In this BBC article on Cycle couriers, they highlight a group of workers who work up to 50 hours a week for one company, are not allowed to work for anyone else, but are hired as self-employed contractors. This means the firm can pay £3 per delivery – rather than the national minimum wage.

Amazon flex

Amazon has employed many delivery workers as independent contractors. It allows the contractors to choose flexible times of work. Amazon is under no guarantee to offer minimum hours of work and the usual work benefits. With payment related to delivery, there is an opportunity for hourly pay rates to vary depending on how long it takes to deliver.

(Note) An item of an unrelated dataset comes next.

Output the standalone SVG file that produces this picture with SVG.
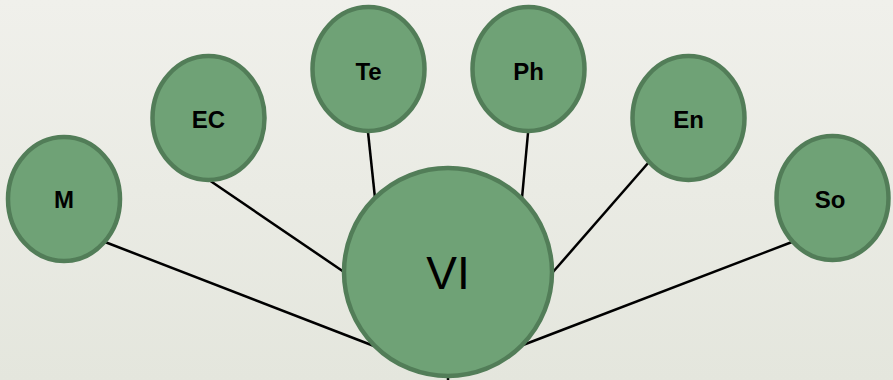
<svg xmlns="http://www.w3.org/2000/svg" width="893" height="380" viewBox="0 0 893 380">
  <defs>
    <linearGradient id="bg" x1="0" y1="0" x2="0" y2="1">
      <stop offset="0" stop-color="#f0f0eb"/>
      <stop offset="1" stop-color="#e4e6dd"/>
    </linearGradient>
    <style>
      .node { fill: #6fa276; stroke: #527d58; stroke-width: 4.5; }
      .lbl { font-family: "Liberation Sans", Arial, sans-serif; font-weight: bold; font-size: 24px; fill: #000; text-anchor: middle; }
      .big { font-family: "Liberation Sans", Arial, sans-serif; font-size: 46px; fill: #000; text-anchor: middle; }
      .conn line { stroke: #000; stroke-width: 2.5; }
    </style>
  </defs>
  <rect width="893" height="380" fill="url(#bg)"/>
  <g id="connectors" class="conn">
    <line x1="105" y1="242" x2="374" y2="346"/>
    <line x1="209" y1="180" x2="344" y2="272"/>
    <line x1="368" y1="132" x2="375" y2="198"/>
    <line x1="528" y1="133" x2="522" y2="198"/>
    <line x1="649" y1="162" x2="553" y2="272"/>
    <line x1="792" y1="242" x2="523" y2="345"/>
    <line x1="448" y1="374" x2="448" y2="382"/>
  </g>
  <g id="node-M">
    <ellipse class="node" cx="64" cy="199" rx="56" ry="62"/>
    <text class="lbl" x="64" y="208">M</text>
  </g>
  <g id="node-EC">
    <ellipse class="node" cx="208.5" cy="118" rx="56" ry="62"/>
    <text class="lbl" x="208.5" y="128">EC</text>
  </g>
  <g id="node-Te">
    <ellipse class="node" cx="368.5" cy="69" rx="56" ry="62"/>
    <text class="lbl" x="368.5" y="80">Te</text>
  </g>
  <g id="node-Ph">
    <ellipse class="node" cx="528.5" cy="69" rx="56" ry="62"/>
    <text class="lbl" x="528.5" y="80">Ph</text>
  </g>
  <g id="node-En">
    <ellipse class="node" cx="688.5" cy="118" rx="56" ry="62"/>
    <text class="lbl" x="688.5" y="128">En</text>
  </g>
  <g id="node-So">
    <ellipse class="node" cx="832.5" cy="198" rx="56" ry="62"/>
    <text class="lbl" x="830" y="208">So</text>
  </g>
  <g id="node-VI">
    <circle class="node" cx="448" cy="272" r="104"/>
    <text class="big" x="448" y="289">VI</text>
  </g>
</svg>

Implications of growing numbers of self-employed contractors

  • Employment opportunities. Despite the weak economic recovery, self-employment has helped create new jobs and lead to a quicker fall in unemployment than after previous recessions.
  • Flexible hours and contracts can suit some people. Flexi-time can help people with family commitments work part-time on in hours that suit them.
  • Firms can be encouraged to employ more workers, due to the lower costs of employment.
  • Increased productivity. With firms paying piecemeal – e.g. paying per delivery, there is an incentive for people to maximise productivity and delivery rates, rather than an hourly minimum wage where less incentives would be present.

Problem of self-employed contractors

  • Some firms taking advantage of employment situation to avoid paying statutory sick pay and holiday pay.
  • Workers who fall ill have little protection under self-employed contracts.
  • Firms can avoid paying the national minimum wage. With the rise in the living wage, this could be a growing problem.
  • The definition of employment vs self-employment is a grey area. Some firms are fearful that reclassification of workers could incur higher costs in the future. But, there is a lack of clarity over employment status.
  • Quality of work may suffer. With drivers paid low delivery rates, it encourages them to cut corners to get the job done quicker. This can lead to delivery drivers speeding, cycle couriers going through red lights e.t.c.. To make work pay, there is a constant time pressure to deliver quicker.
  • Lost revenue for the Treasury. Self-employed workers generally pay lower NI and income tax (can claim expenses). According to Citizen’s Advice survey, the exchequer could be losing £300 per self-employed worker.
  • Growing uncertainty of workers who are self-employed and not certain about their employment rights.
  • Less hours. Self-employment makes it much easier for employers to reduce the number of hours, when business is slack. This can lead to volatile income. During quiet months, workers can see drop in regular income.